Update local.settings.json in your Function folder to contain settings you copied earlier. Mine example is below

  "IsEncrypted": false,
  "Values": {
    "AzureWebJobsStorage": "DefaultEndpointsProtocol=https;AccountName=mymetadatafuncta57d;AccountKey=9/jxdL3jdsrKED+ddQHByebGkzozxiLHrNeRUrvGWhO8//dzGm9m184n0VymQBTBlkfzIPkbx1+nTSXA/6HlZQ==",
    "FUNCTIONS_WORKER_RUNTIME": "powershell",
    "LogAnalyticsWorkspaceID": "02f2eb14-85d2-4069-9a1a-6b8cd91d783c",
    "LogAnalyticsSharedKey": "D0P2Z9D4U3k8xJFLzBnLg/Ns3oyEsEj4ivVxq5buGQN5BtYND/nleWGfrsc5SD6wajW/SbtqpvvgWCjQCfPdlw==",
    "QueueName": "metadataservicequeue",

Deploy function to Azure from VSCode

Once function is deployed try to execute PopulateQueueWithVmNamesHTTP. You are expected to see failure since Function shall not be having necessary permissions to access Azure resources.

2019-08-20T21:07:27.528 [Information] INFORMATION: getting Queue Account info
2019-08-20T21:07:28.062 [Information] INFORMATION: getting all VM Account info
2019-08-20T21:07:29.804 [Error] ERROR: No account found in the context. Please login using Connect-AzAccount.
Microsoft.Azure.WebJobs.Script.Rpc.RpcException : Result: ERROR: No account found in the context. Please login using Connect-AzAccount.
Exception: No account found in the context. Please login using Connect-AzAccount.

Assign system assigned identity to your Function by going to Identity option in Platform feature

Add Identity to Reader and Virtual Machine Contributor roles in subscription. Reader role is needed to pull list of all VMs in subscription and Contributor role one needs to be able to execute scripts on VMs

You shall see successfull output now with details of what queue messages were created

2019-08-20T21:25:46  Welcome, you are now connected to log-streaming service. The default timeout is 2 hours.

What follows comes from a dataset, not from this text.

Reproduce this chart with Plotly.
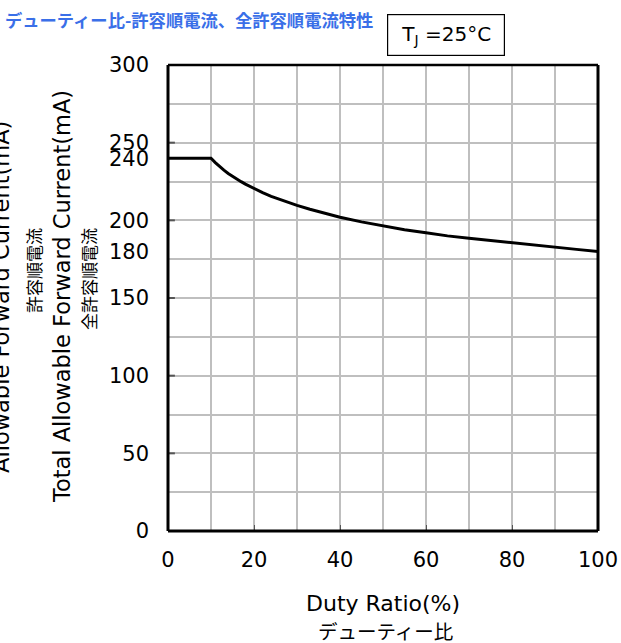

Change the timeout with the App Setting SCM_LOGSTREAM_TIMEOUT (in seconds). 
2019-08-20T21:25:49.448 [Information] Executing 'Functions.PopulateQueueWithVMNamesHTTP' (Reason='This function was programmatically called via the host APIs.', Id=3d49429c-63c9-4b8e-998b-d05514863f09)
2019-08-20T21:25:55.744 [Information] INFORMATION: PowerShell HTTP trigger function processed a request.
2019-08-20T21:25:55.761 [Information] INFORMATION: getting Storage Account info
2019-08-20T21:25:57.910 [Information] INFORMATION: getting Queue Account info
2019-08-20T21:25:58.183 [Information] INFORMATION: getting all VM Account info
2019-08-20T21:26:01.662 [Information] INFORMATION: Generating queue messages
2019-08-20T21:26:01.766 [Information] INFORMATION: Loop finished
2019-08-20T21:26:01.770 [Information] INFORMATION: Added 1 count {
"VMName" : "GregDesktop",
"ResourceGroup": "DEVTESTLAB-RG",
"State" : "VM running"
} to queue 1 records process
2019-08-20T21:26:01.920 [Information] Executed 'Functions.PopulateQueueWithVMNamesHTTP' (Succeeded, Id=3d49429c-63c9-4b8e-998b-d05514863f09)

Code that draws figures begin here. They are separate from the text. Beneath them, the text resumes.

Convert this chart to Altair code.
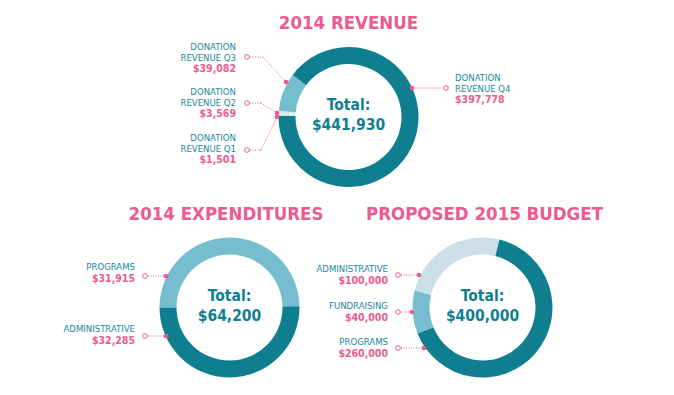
import math
import altair as alt
import pandas as pd

# ---------------- data ----------------
titles = ["2014 REVENUE", "2014 EXPENDITURES", "PROPOSED 2015 BUDGET"]

rev_cats = ["DONATION REVENUE Q1", "DONATION REVENUE Q2", "DONATION REVENUE Q3", "DONATION REVENUE Q4"]
rev_vals = [1501, 3569, 39082, 397778]
rev_total = 441930

exp_cats = ["PROGRAMS", "ADMINISTRATIVE"]
exp_vals = [31915, 32285]
exp_total = 64200

bud_cats = ["FUNDRAISING", "ADMINISTRATIVE", "PROGRAMS"]
bud_vals = [40000, 100000, 260000]
bud_total = 400000

# ---------------- style / layout ----------------
OFF = 8  # page margin
W, H = 658, 379
PINK = "#ec5a91"
TEAL = "#0f7f8f"
TEAL_TXT = "#1a8799"
LIGHT = "#76bdd0"
PALE = "#cadfe7"
PALER = "#dcebf0"
COND = "Noto Sans ExtraCondensed, Noto Sans Condensed, Liberation Sans Narrow, DejaVu Sans Condensed, sans-serif"
LAB = "Noto Sans Condensed, Liberation Sans Narrow, DejaVu Sans Condensed, sans-serif"
R_IN, R_OUT = 53, 70

rev_colors = [PALER, PALER, LIGHT, TEAL]
exp_colors = [LIGHT, TEAL]
bud_colors = [LIGHT, PALE, TEAL]

centers = [(348.5, 117), (229.5, 307.5), (482.5, 307.5)]
starts = [271, 270, 248]
title_pos = [(348.5, 23), (226, 213.5), (484.5, 214)]

# label blocks: (x, y of first line, align)
rev_lab = [(236, 137.7, "right"), (236, 91.7, "right"), (236, 46.7, "right"), (455, 77.7, "left")]
exp_lab = [(135, 267, "right"), (135, 329, "right")]
bud_lab = [(388, 306, "right"), (388, 269, "right"), (388, 342, "right")]

# connectors: list of polyline points (label end first, ring end last)
rev_con = [[(250, 150), (261, 150), (277, 117)],
           [(250, 103), (261, 103), (277, 113)],
           [(250, 57), (263, 57), (286, 82)],
           [(443, 88), (412, 88)]]
exp_con = [[(148, 276), (166, 276)], [(148, 336), (166, 336)]]
bud_con = [[(401, 312), (412, 312)], [(401, 275), (419, 275)], [(401, 348), (424, 348)]]


def donut(cats, vals, colors, center, start_deg):
    df = pd.DataFrame({"cat": cats, "val": vals, "col": colors, "ord": list(range(len(cats)))})
    s = math.radians(start_deg)
    return alt.Chart(df).mark_arc(innerRadius=R_IN, outerRadius=R_OUT).encode(
        theta=alt.Theta("val:Q", stack=True, scale=alt.Scale(range=[s, s + 2 * math.pi])),
        color=alt.Color("col:N", scale=None),
        order=alt.Order("ord:Q"),
        x=alt.value(center[0] - OFF),
        y=alt.value(center[1] - OFF),
    )


name_rows = {"left": [], "right": []}
val_rows = {"left": [], "right": []}
rules, circles, dots = [], [], []

for cats, vals, labs, cons in [(rev_cats, rev_vals, rev_lab, rev_con),
                               (exp_cats, exp_vals, exp_lab, exp_con),
                               (bud_cats, bud_vals, bud_lab, bud_con)]:
    for c, v, (lx, ly, al), con in zip(cats, vals, labs, cons):
        parts = c.split(" ", 1) if c.startswith("DONATION") else [c]
        y = ly
        for i, p in enumerate(parts):
            name_rows[al].append({"x": lx - OFF, "y": y - OFF, "t": p})
            if i < len(parts) - 1:
                y += 11
        val_rows[al].append({"x": lx - OFF, "y": y + 11.5 - OFF, "t": "${:,}".format(v)})
        for (x1, y1), (x2, y2) in zip(con[:-1], con[1:]):
            rules.append({"x": x1 - OFF, "y": y1 - OFF, "x2": x2 - OFF, "y2": y2 - OFF})
        circles.append({"x": con[0][0] - OFF - (3 if con[0][0] < con[-1][0] else -3), "y": con[0][1] - OFF})
        dots.append({"x": con[-1][0] - OFF, "y": con[-1][1] - OFF})

X = lambda f="x": alt.X(f + ":Q", scale=None, axis=None)
Y = lambda f="y": alt.Y(f + ":Q", scale=None, axis=None)

layers = []
layers.append(donut(rev_cats, rev_vals, rev_colors, centers[0], starts[0]))
layers.append(donut(exp_cats, exp_vals, exp_colors, centers[1], starts[1]))
layers.append(donut(bud_cats, bud_vals, bud_colors, centers[2], starts[2]))

layers.append(alt.Chart(pd.DataFrame(rules)).mark_rule(color=PINK, strokeWidth=1, strokeDash=[1, 1.5]).encode(
    x=X(), y=Y(), x2=alt.X2("x2:Q"), y2=alt.Y2("y2:Q")))
layers.append(alt.Chart(pd.DataFrame(circles)).mark_point(shape="circle", filled=True, fill="white",
                                                          stroke=PINK, strokeWidth=1, size=22, opacity=1).encode(x=X(), y=Y()))
layers.append(alt.Chart(pd.DataFrame(dots)).mark_circle(color=PINK, size=22, opacity=1).encode(x=X(), y=Y()))

for al in ["left", "right"]:
    layers.append(alt.Chart(pd.DataFrame(name_rows[al])).mark_text(
        align=al, baseline="middle", font=LAB, fontSize=9.5, color=TEAL_TXT).encode(x=X(), y=Y(), text="t:N"))
    layers.append(alt.Chart(pd.DataFrame(val_rows[al])).mark_text(
        align=al, baseline="middle", font=LAB, fontSize=10.5, fontWeight="bold", color=PINK).encode(x=X(), y=Y(), text="t:N"))

title_df = pd.DataFrame({"t": titles, "x": [p[0] - OFF for p in title_pos], "y": [p[1] - OFF for p in title_pos]})
layers.append(alt.Chart(title_df).mark_text(align="center", baseline="middle", font=COND, fontSize=18.5,
                                            fontWeight="bold", color=PINK).encode(x=X(), y=Y(), text="t:N"))

totals = [rev_total, exp_total, bud_total]
tot_rows = []
for (cx, cy), tv in zip(centers, totals):
    tot_rows.append({"x": cx - OFF, "y": cy - 12 - OFF, "t": "Total:"})
    tot_rows.append({"x": cx - OFF, "y": cy + 8 - OFF, "t": "${:,}".format(tv)})
layers.append(alt.Chart(pd.DataFrame(tot_rows)).mark_text(align="center", baseline="middle", font=COND, fontSize=15.5,
                                                          fontWeight="bold", color=TEAL).encode(x=X(), y=Y(), text="t:N"))

chart = alt.layer(*layers).resolve_scale(theta="independent").properties(
    width=W, height=H, autosize=alt.AutoSizeParams(type="none"), padding=0
).configure_view(strokeWidth=0)

chart.save("out.html", embed_options={"renderer": "svg", "actions": False})
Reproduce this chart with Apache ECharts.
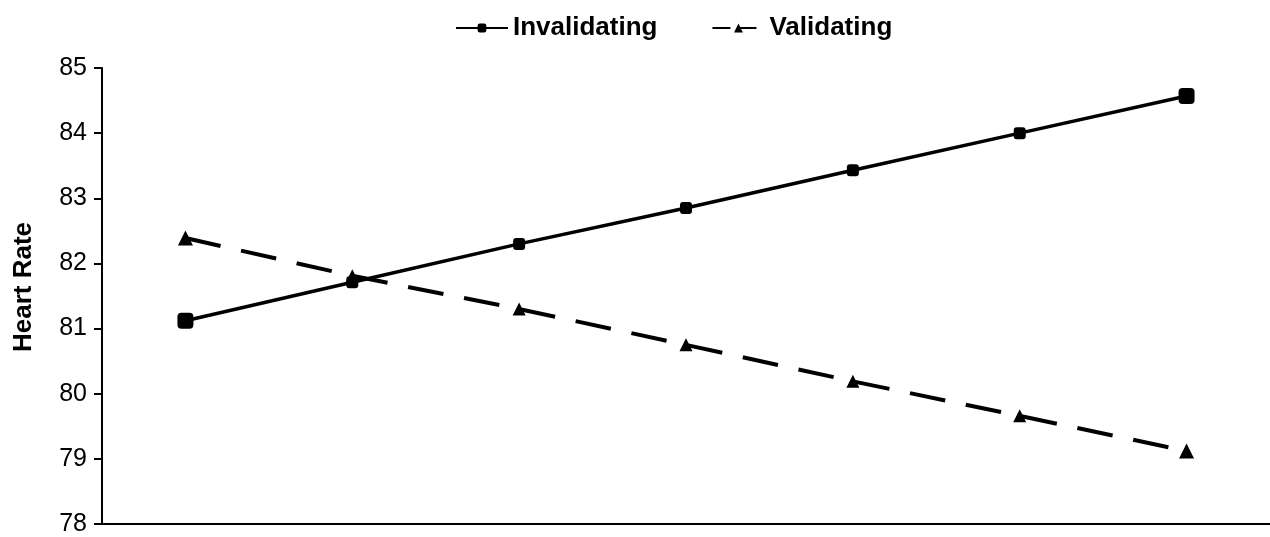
<!DOCTYPE html>
<html>
<head>
<meta charset="utf-8">
<script src="https://cdn.jsdelivr.net/npm/echarts@6/dist/echarts.min.js"></script>
<style>
  html, body { margin: 0; padding: 0; background: #fff; overflow: hidden; }
  #chart { width: 1270px; height: 537px; }
</style>
</head>
<body>
<div id="chart"></div>
<script>
// data
const categories = ['1', '2', '3', '4', '5', '6', '7'];
const invalidating = [81.12, 81.71, 82.3, 82.85, 83.43, 84.0, 84.57];
const validating = [82.39, 81.81, 81.3, 80.75, 80.19, 79.66, 79.12];
const yTicks = [78, 79, 80, 81, 82, 83, 84, 85];

const chart = echarts.init(document.getElementById('chart'));

// bigger markers on the end points, like the original
function withEnds(values, small, big) {
    return values.map((v, i) => ({
        value: v,
        symbolSize: (i === 0 || i === values.length - 1) ? big : small
    }));
}

const font = 'Arial, "Liberation Sans", sans-serif';

chart.setOption({
    animation: false,
    legend: {
        top: 10,
        left: 450,
        itemGap: 54,
        itemWidth: 52,
        itemHeight: 11,
        textStyle: { fontFamily: font, fontSize: 26, fontWeight: 'bold', color: '#000' },
        data: [
            { name: 'Invalidating' },
            { name: 'Validating', lineStyle: { type: [18, 8] } }
        ]
    },
    grid: { left: 102, width: 1176, top: 68, bottom: 13 },
    xAxis: {
        type: 'category',
        data: categories,
        boundaryGap: true,
        axisLine: { lineStyle: { color: '#000', width: 2 } },
        axisTick: { show: false },
        axisLabel: { show: false }
    },
    yAxis: {
        type: 'value',
        min: yTicks[0],
        max: yTicks[yTicks.length - 1],
        interval: 1,
        name: 'Heart Rate',
        nameLocation: 'middle',
        nameGap: 65,
        nameTextStyle: {
            fontFamily: font, fontSize: 26, fontWeight: 'bold', color: '#000',
            padding: [0, 0, 0, 18]
        },
        axisLine: { show: true, lineStyle: { color: '#000', width: 2 } },
        axisTick: { show: true, inside: false, length: 8, lineStyle: { color: '#000', width: 2 } },
        axisLabel: { fontFamily: font, fontSize: 25, color: '#000', margin: 15 },
        splitLine: { show: false }
    },
    series: [
        {
            name: 'Invalidating',
            type: 'line',
            data: withEnds(invalidating, 12, 16),
            symbol: 'roundRect',
            itemStyle: { color: '#000' },
            lineStyle: { color: '#000', width: 3.5 }
        },
        {
            name: 'Validating',
            type: 'line',
            data: withEnds(validating, 13, 15),
            symbol: 'triangle',
            itemStyle: { color: '#000' },
            lineStyle: { color: '#000', width: 4, type: [36, 21] }
        }
    ]
});
</script>
</body>
</html>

You shall also see this queue message in your storage account

If you monitor logs for MetadataFunction you’ll see it wake up and process messages posted in queue

019-08-20T23:12:07.244 [Information] INFORMATION: Finished executing Invoke-AzureRMCommand with parameters GregDesktop, DEVTESTLAB-RG, VM running, return is {"DocumentIncarnation":0,"Events":[]} )
2019-08-20T23:12:07.255 [Information] INFORMATION: Outputing following to Log Analytics [
        "Return" : "{\"DocumentIncarnation\":0,\"Events\":[]}",
        "VMName" : "GregDesktop",
        "ResourceGroup" : "DEVTESTLAB-RG"

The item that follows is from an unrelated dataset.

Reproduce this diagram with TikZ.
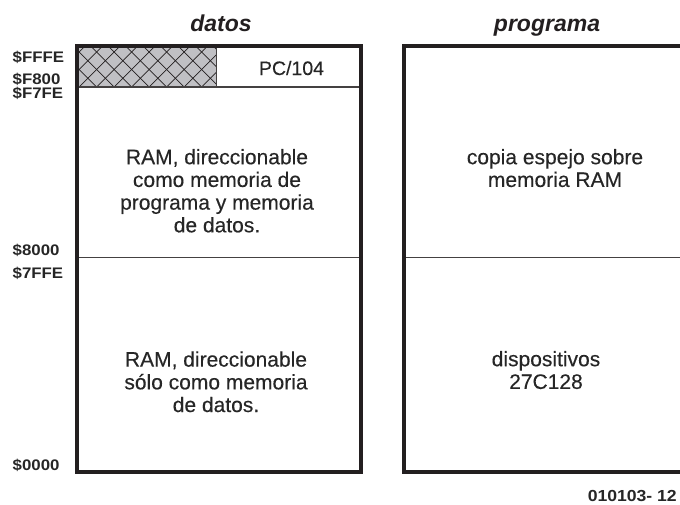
\documentclass[tikz,border=0pt]{standalone}
\usepackage{fontspec}
\setmainfont{Liberation Sans}
\newfontfamily\zonefont{Liberation Sans}[FakeBold=0.3]
\newfontfamily\addrfont{Liberation Sans Bold}[FakeStretch=1.1]
\usetikzlibrary{positioning,calc}
\definecolor{ink}{RGB}{35,31,32}
\definecolor{txt}{RGB}{38,38,38}
\definecolor{mesh}{RGB}{192,192,196}
\tikzset{
  wall/.style={draw=ink,line width=4pt},
  split/.style={draw=ink!85,line width=1.4pt},
  zone/.style={font=\zonefont\fontsize{21}{22.7}\selectfont,align=center,text=txt,inner sep=0pt,anchor=north},
  addr/.style={font=\addrfont\fontsize{15.3}{17}\selectfont,text=txt,inner sep=0pt,anchor=base west},
  colhead/.style={font=\bfseries\itshape\fontsize{23}{26}\selectfont,text=ink,inner sep=0pt,anchor=base},
  hatch/.style={draw=ink,line width=0.7pt},
}

\begin{document}
\begin{tikzpicture}[x=1pt,y=-1pt]
\useasboundingbox (0,0) rectangle (680,504);
\clip (0,0) rectangle (680,504);

% ---- corners of the two maps ----
\coordinate (dNW) at (76.5,46);
\coordinate (dSE) at (360.5,472);
\coordinate (pNW) at (404,46);
\coordinate (pSE) at (706,472);
\coordinate (pcSE) at (216.5,87);
\coordinate (mid) at (76.5,257.5);

% ---- hatched PC/104 window ----
\fill[mesh] (dNW) rectangle (pcSE);
\begin{scope}
  \clip (dNW) rectangle (pcSE);
  \foreach \k in {-3,...,10}{
    \draw[hatch] (96.7+17.5*\k,87) -- ++(50,-50);
    \draw[hatch] (96.7+17.5*\k,87) -- ++(-50,-50);
  }
\end{scope}
\draw[split] (pcSE |- dNW) -- (pcSE);
\draw[split] (dNW |- pcSE) -- (dSE |- pcSE);
\draw[split] (mid) -- (mid -| dSE);
\draw[split] (pNW |- mid) -- (pSE |- mid);
\draw[wall] (dNW) rectangle (dSE);
\draw[wall] (pNW) rectangle (pSE);

% ---- column heads ----
\node[colhead] (datos) at (221,31.5) {datos};
\node[colhead] (programa) at (547,31.5) {programa};

% ---- regions ----
\node[font=\zonefont\fontsize{19.5}{22}\selectfont,text=txt,inner sep=0pt,anchor=base] (pc) at (291.5,75) {PC/104};
\node[zone] (ramboth) at (217,148.8) {RAM, direccionable\\como memoria de\\programa y memoria\\de datos.};
\node[zone] (mirror) at (555,148.8) {copia espejo sobre\\memoria RAM};
\node[zone] (ramdata) at (216,351.2) {RAM, direccionable\\sólo como memoria\\de datos.};
\node[zone] (eprom) at (546,350.8) {dispositivos\\27C128};

% ---- addresses ----
\node[addr] (aFFFE) at (12.5,62) {\$FFFE};
\node[addr] (aF800) at (12.5,84.5) {\$F800};
\node[addr] (aF7FE) at (12.5,98.5) {\$F7FE};
\node[addr] (a8000) at (12.5,255) {\$8000};
\node[addr] (a7FFE) at (12.5,278) {\$7FFE};
\node[addr] (a0000) at (12.5,470) {\$0000};

\node[font=\addrfont\fontsize{16}{18}\selectfont,text=txt,inner sep=0pt,anchor=base east] (figno) at (677,501) {010103- 12};
\end{tikzpicture}
\end{document}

2019-08-20T23:12:07.588 [Trace] PROGRESS: Reading response stream... (Number of bytes read: 0)
2019-08-20T23:12:07.589 [Trace] PROGRESS: Reading web response completed. (Number of bytes read: 0)
2019-08-20T23:12:07.596 [Information] OUTPUT: 200
2019-08-20T23:12:07.644 [Information] Executed 'Functions.MetadataFunction' (Succeeded, Id=21111100-7a23-4374-93f1-9dfa5df76011)

You’ll see also output posted to LogAnalytics workspace custom folder called MetaDataLog

You can then setup alerting on scheduled redeploy events via executing Kusto query below and tying Monitor action to it

| project VMName_s, TimeGenerated,  ResourceGroup, Return_s
| summarize arg_max(TimeGenerated, *) by VMName_s
| where Return_s contains "Redeploy"
| order by TimeGenerated desc 


  1. Consumption plan is impossible to use due to scalability of powershell running on single core instances provided by consumption plan. I was unable to use it in any form or capacity until I switched to App Service plan instead. (
  2. Increase value for parameter PSWorkerInProcConcurrencyUpperBound to increase concurrency since function is not CPU or IO bound. Mine is set to 20
  3. Go to Application Service plan also configure Scale Out/In rule to scale number of instances based on size of queue. Mine is set to 8. So once application is triggered you’ll get 160 instances of powershell executing in parallel
  4. Project consists of 2 functions to populate queue. One is HTTP triggered and another one executed on timer.